After analyzing data about risk of death and emergency department usage for its cancer patients, Northwest Medical Specialties opened a walk-in clinic.
A nurse practitioner staffs the clinic, which is open from 9 a.m. to 5 p.m. on weekdays. The goal is to treat the acute symptoms that cancer patients experience—such as pain, dizziness, and diarrhea—and avoid trips to the emergency department.
The practice—with six locations in the Tacoma, Washington area—plans to hire a second advanced practice provider to staff the acute-care service at a second location.
Before launching the clinic, the practice conducted a six-month pilot, demonstrating sufficient patient demand and satisfaction with the service to justify the cost.
“This was an example of a practice transformation—of how this practice took information and made a dramatic change in the clinic,” says Sibel Blau, MD, medical director, hematology and oncology divisions at the 10-physican practice. The overall goal, she says, is to position the practice for success under value-based reimbursement models.
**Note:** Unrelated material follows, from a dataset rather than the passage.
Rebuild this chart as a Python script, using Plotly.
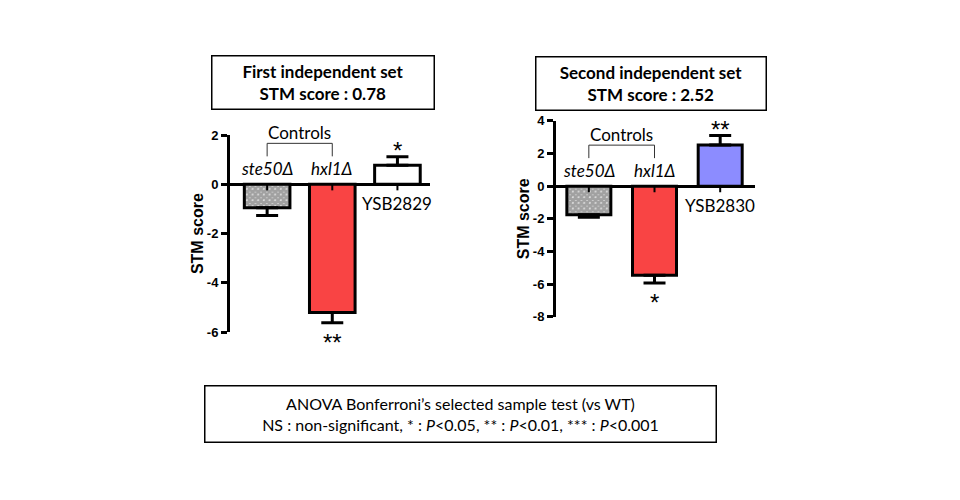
import plotly.graph_objects as go

# ---- data ----
cats1 = ["ste50Δ", "hxl1Δ", "YSB2829"]
vals1 = [-0.95, -5.2, 0.78]
errs1 = [0.32, 0.42, 0.34]
stars1 = ["", "**", "*"]

cats2 = ["ste50Δ", "hxl1Δ", "YSB2830"]
vals2 = [-1.75, -5.45, 2.52]
errs2 = [0.15, 0.48, 0.58]
stars2 = ["", "*", "**"]

title1 = ["First independent set", "STM score : 0.78"]
title2 = ["Second independent set", "STM score : 2.52"]
yticks1 = [2, 0, -2, -4, -6]
yticks2 = [4, 2, 0, -2, -4, -6, -8]
ytitle = "STM score"
group_label = "Controls"
note = ["ANOVA Bonferroni’s selected sample test (vs WT)",
        "NS : non-significant, * : <i>P</i>&lt;0.05, ** : <i>P</i>&lt;0.01, *** : <i>P</i>&lt;0.001"]

LAB_FONT = "Lato, Carlito, sans-serif"
AX_FONT = "Liberation Sans, Arial, sans-serif"

W, H = 960, 500
# calibration of the rendered page (body offset / effective plot height)
OX, OY, HEFF = 8, 14.9, 485


def px(x):
    return (x - OX) / W


def py(y):
    return 1 - (y - OY) / HEFF


fig = go.Figure()


def add_panel(cats, vals, errs, stars, last_color, xref, yref, bw):
    fill = ["white", "#F94444", last_color]
    shapes_pattern = ["x", "", ""]
    plus = [e if v > 0 else 0 for v, e in zip(vals, errs)]
    minus = [e if v < 0 else 0 for v, e in zip(vals, errs)]
    fig.add_trace(go.Bar(
        x=cats, y=vals, width=bw, xaxis=xref, yaxis=yref,
        marker=dict(color=fill, line=dict(color="black", width=3),
                    pattern=dict(shape=shapes_pattern, fgcolor="black", bgcolor="white",
                                 size=4, solidity=0.9, fillmode="overlay")),
        error_y=dict(type="data", symmetric=False, array=plus, arrayminus=minus,
                     color="black", thickness=3, width=11),
        showlegend=False, hoverinfo="skip"))
    # category ticks on the zero line
    for c in cats:
        fig.add_shape(type="line", xref=xref, yref=yref, x0=c, x1=c,
                      ysizemode="pixel", yanchor=0, y0=0, y1=-6,
                      line=dict(color="black", width=2))
    # labels
    for i, c in enumerate(cats):
        if i < 2:
            fig.add_annotation(x=c, y=0, xref=xref, yref=yref, text=f"<i>{c}</i>",
                               showarrow=False, yshift=3, yanchor="bottom",
                               font=dict(family=LAB_FONT, size=17, color="black"))
        else:
            fig.add_annotation(x=c, y=0, xref=xref, yref=yref, text=c,
                               showarrow=False, yshift=-7, yanchor="top",
                               font=dict(family=LAB_FONT, size=17, color="black"))
    # stars
    for c, v, e, s in zip(cats, vals, errs, stars):
        if not s:
            continue
        end = v + e if v > 0 else v - e
        fig.add_annotation(x=c, y=end, xref=xref, yref=yref, text=s, showarrow=False,
                           yanchor="middle", yshift=(6 if v > 0 else -20),
                           font=dict(family=AX_FONT, size=24, color="black"))
    # Controls bracket
    lw = dict(color="#333333", width=1)
    fig.add_shape(type="line", xref=xref, yref=yref, x0=cats[0], x1=cats[1],
                  ysizemode="pixel", yanchor=0, y0=41, y1=41, line=lw)
    for c in cats[:2]:
        fig.add_shape(type="line", xref=xref, yref=yref, x0=c, x1=c,
                      ysizemode="pixel", yanchor=0, y0=41, y1=28, line=lw)
    fig.add_annotation(x=0.5, y=0, xref=xref, yref=yref, text=group_label,
                       showarrow=False, yshift=39, yanchor="bottom",
                       font=dict(family=LAB_FONT, size=17, color="black"))


add_panel(cats1, vals1, errs1, stars1, "white", "x", "y", 0.7)
add_panel(cats2, vals2, errs2, stars2, "#8C8CFF", "x2", "y2", 0.67)

common_y = dict(showline=True, linecolor="black", linewidth=3, ticks="outside",
                ticklen=6, tickwidth=3, tickcolor="black", showgrid=False,
                zeroline=True, zerolinecolor="black", zerolinewidth=3,
                tickfont=dict(family=AX_FONT, size=13, color="black", weight="bold"),
                title=dict(text=ytitle, standoff=0,
                           font=dict(family=AX_FONT, size=16, color="black", weight="bold")))
common_x = dict(showline=False, showgrid=False, zeroline=False, showticklabels=False,
                ticks="", type="category")

fig.update_layout(
    width=W, height=H, margin=dict(l=0, r=0, t=0, b=0),
    paper_bgcolor="white", plot_bgcolor="rgba(0,0,0,0)",
    xaxis=dict(domain=[px(230), px(430)], range=[-0.57, 2.5], anchor="y", **common_x),
    yaxis=dict(domain=[py(332), py(135)], range=[-6, 2], tickvals=yticks1,
               ticktext=[str(t) for t in yticks1], anchor="x", **common_y),
    xaxis2=dict(domain=[px(556), px(755)], range=[-0.5, 2.53], anchor="y2", **common_x),
    yaxis2=dict(domain=[py(316.7), py(120.7)], range=[-8, 4], tickvals=yticks2,
                ticktext=[str(t) for t in yticks2], anchor="x2", **common_y),
    bargap=0.3,
)

# title boxes
box_common = dict(xref="paper", yref="paper", showarrow=False, align="center",
                  xanchor="center", yanchor="middle", valign="middle",
                  bordercolor="black", borderwidth=1.5, borderpad=0)
fig.add_annotation(x=px(322.5), y=py(82.5), text="<br>".join(title1),
                   width=221, height=52,
                   font=dict(family=LAB_FONT, size=17, color="black", weight="bold"),
                   **box_common)
fig.add_annotation(x=px(651), y=py(83), text="<br>".join(title2),
                   width=229, height=52,
                   font=dict(family=LAB_FONT, size=17, color="black", weight="bold"),
                   **box_common)
fig.add_annotation(x=px(460), y=py(413.7), text="<br>".join(note),
                   width=510, height=55,
                   font=dict(family=LAB_FONT, size=16, color="black"),
                   **box_common)

fig.write_html("out.html")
Northwest Medical Specialties is not alone. As value-based payment arrangements become more common, community cancer providers are installing data-analysis tools to help them figure out how to meet cost and quality targets.
Payers and providers are focusing on improving the quality and efficiency of cancer care because of the disease’s prevalence and treatment costs. The American Cancer Society projects that there will be more than 1.7 million new cancer cases and 606,880 cancer deaths in the United States in 2019.
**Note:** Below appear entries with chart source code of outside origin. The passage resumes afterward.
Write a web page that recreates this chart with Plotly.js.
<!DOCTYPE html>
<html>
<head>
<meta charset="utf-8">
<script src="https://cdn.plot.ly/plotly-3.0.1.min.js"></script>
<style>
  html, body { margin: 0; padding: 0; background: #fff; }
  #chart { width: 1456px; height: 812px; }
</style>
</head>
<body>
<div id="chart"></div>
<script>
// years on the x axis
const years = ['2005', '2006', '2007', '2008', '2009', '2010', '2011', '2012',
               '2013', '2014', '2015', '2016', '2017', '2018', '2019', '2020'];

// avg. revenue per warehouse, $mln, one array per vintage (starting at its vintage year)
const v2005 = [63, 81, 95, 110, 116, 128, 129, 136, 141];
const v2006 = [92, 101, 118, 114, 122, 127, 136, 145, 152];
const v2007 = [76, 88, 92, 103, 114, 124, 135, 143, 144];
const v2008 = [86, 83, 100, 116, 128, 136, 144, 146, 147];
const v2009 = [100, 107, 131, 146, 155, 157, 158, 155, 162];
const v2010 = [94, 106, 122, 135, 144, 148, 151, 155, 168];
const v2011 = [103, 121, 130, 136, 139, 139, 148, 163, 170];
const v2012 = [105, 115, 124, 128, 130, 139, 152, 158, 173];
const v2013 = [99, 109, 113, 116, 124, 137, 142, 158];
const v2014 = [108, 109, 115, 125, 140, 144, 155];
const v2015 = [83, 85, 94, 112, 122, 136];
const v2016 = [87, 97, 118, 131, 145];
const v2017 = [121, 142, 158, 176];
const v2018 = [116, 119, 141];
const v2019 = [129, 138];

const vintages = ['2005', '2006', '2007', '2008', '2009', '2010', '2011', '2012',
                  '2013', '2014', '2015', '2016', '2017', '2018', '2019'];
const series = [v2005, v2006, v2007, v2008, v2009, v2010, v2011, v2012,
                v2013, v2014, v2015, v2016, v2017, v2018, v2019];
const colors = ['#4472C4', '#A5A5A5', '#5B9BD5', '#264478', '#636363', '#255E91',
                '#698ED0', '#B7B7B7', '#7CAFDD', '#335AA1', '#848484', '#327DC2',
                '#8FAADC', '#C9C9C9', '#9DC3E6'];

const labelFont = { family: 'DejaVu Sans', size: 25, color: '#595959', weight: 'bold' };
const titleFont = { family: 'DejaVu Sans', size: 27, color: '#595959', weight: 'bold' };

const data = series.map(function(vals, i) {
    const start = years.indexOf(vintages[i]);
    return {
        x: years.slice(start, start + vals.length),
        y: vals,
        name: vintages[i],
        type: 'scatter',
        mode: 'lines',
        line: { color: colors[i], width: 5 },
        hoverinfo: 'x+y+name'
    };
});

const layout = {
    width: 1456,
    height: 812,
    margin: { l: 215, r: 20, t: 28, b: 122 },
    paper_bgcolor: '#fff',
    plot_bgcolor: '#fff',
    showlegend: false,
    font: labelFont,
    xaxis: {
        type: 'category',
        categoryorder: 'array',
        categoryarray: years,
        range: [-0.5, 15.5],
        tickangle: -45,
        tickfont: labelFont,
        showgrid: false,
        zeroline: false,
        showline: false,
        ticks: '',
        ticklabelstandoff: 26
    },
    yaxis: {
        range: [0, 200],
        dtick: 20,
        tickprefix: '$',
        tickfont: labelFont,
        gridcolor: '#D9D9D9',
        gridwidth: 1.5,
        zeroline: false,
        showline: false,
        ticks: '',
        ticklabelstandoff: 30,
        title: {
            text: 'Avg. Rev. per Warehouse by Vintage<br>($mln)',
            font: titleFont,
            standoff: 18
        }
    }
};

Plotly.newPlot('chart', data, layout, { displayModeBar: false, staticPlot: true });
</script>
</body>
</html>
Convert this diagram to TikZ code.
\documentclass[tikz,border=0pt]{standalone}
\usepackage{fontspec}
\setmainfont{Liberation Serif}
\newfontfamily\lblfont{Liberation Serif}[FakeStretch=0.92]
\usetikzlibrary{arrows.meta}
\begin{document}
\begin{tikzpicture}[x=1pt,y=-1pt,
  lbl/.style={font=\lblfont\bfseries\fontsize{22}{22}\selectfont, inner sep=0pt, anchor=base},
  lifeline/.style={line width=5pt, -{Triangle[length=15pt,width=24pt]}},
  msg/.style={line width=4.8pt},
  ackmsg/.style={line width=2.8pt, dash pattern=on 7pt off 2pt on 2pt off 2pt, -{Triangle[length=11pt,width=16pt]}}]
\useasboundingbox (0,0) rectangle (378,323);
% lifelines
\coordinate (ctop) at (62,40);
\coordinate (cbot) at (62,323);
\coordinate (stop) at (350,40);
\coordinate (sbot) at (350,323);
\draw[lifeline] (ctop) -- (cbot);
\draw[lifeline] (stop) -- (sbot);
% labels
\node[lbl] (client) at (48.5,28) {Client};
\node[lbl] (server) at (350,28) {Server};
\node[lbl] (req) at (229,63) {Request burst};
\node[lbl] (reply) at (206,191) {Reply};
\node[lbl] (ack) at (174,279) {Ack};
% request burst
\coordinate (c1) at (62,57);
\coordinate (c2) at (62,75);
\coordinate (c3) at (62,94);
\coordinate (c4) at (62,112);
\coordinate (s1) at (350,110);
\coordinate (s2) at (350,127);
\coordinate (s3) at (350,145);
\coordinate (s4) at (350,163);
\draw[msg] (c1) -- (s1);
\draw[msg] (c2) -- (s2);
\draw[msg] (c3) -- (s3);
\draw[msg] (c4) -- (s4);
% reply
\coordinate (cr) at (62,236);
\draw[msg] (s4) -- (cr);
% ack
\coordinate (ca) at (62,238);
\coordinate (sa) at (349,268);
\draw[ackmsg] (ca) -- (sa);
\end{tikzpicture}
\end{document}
The costs to treat those patients keep rising. The National Institutes of Health estimates that the United States will spend at least $158 billion on cancer care in 2020, a 27% increase over expenditures in 2010.
Because a significant proportion of those patients are Medicare beneficiaries, CMS developed a five-year pilot project, the Oncology Care Model (OCM), which began on July 1, 2016. Nearly 200 physician groups and 17 commercial payers are participating in the program, according to CMS.
CMS reimburses providers based on their performance during six-month episodes of care for chemotherapy treatment using either a one-sided or a two-sided risk model.
West Palm Beach, Florida-based Integra Connect, which develops information technology solutions for healthcare providers, has tracked the performance of its customers involved in the OCM program, which totals about 16 practices and 1,000 oncologists. “What we see is a steady improvement,” says Charles Saunders, MD, CEO, Integra Connect. With each successive performance period, more of the practices have kept their actual costs of care under the target cost set by CMS, he says.
Nonetheless, Saunders says some of his clients did not earn a bonus payment during any of four performance periods, ending with the first half of 2018. Those practices would have decided by December 2019 whether to accept two-sided risk, or drop out of the program.
In cancer care, the largest buckets of costs are chemotherapy and other medications; facility services, such as hospitals and skilled nursing facilities; and care at the end of life, says Saunders, who regularly writes and speaks about value-based cancer treatment.
CMS isn’t the only payer applying value-based care models to cancer treatment. In April, Humana announced its value-based program for oncology in which it will reward oncology practices for exceeding quality and cost benchmarks over a one-year period.
Like Northwest Medical Specialties, Texas Oncology—a large cancer treatment and research provider in Texas specializing in hematology, pediatric and radiation oncology, which also participates in CMS’ OCM—has worked to decrease rates of hospital admissions and emergency department visits.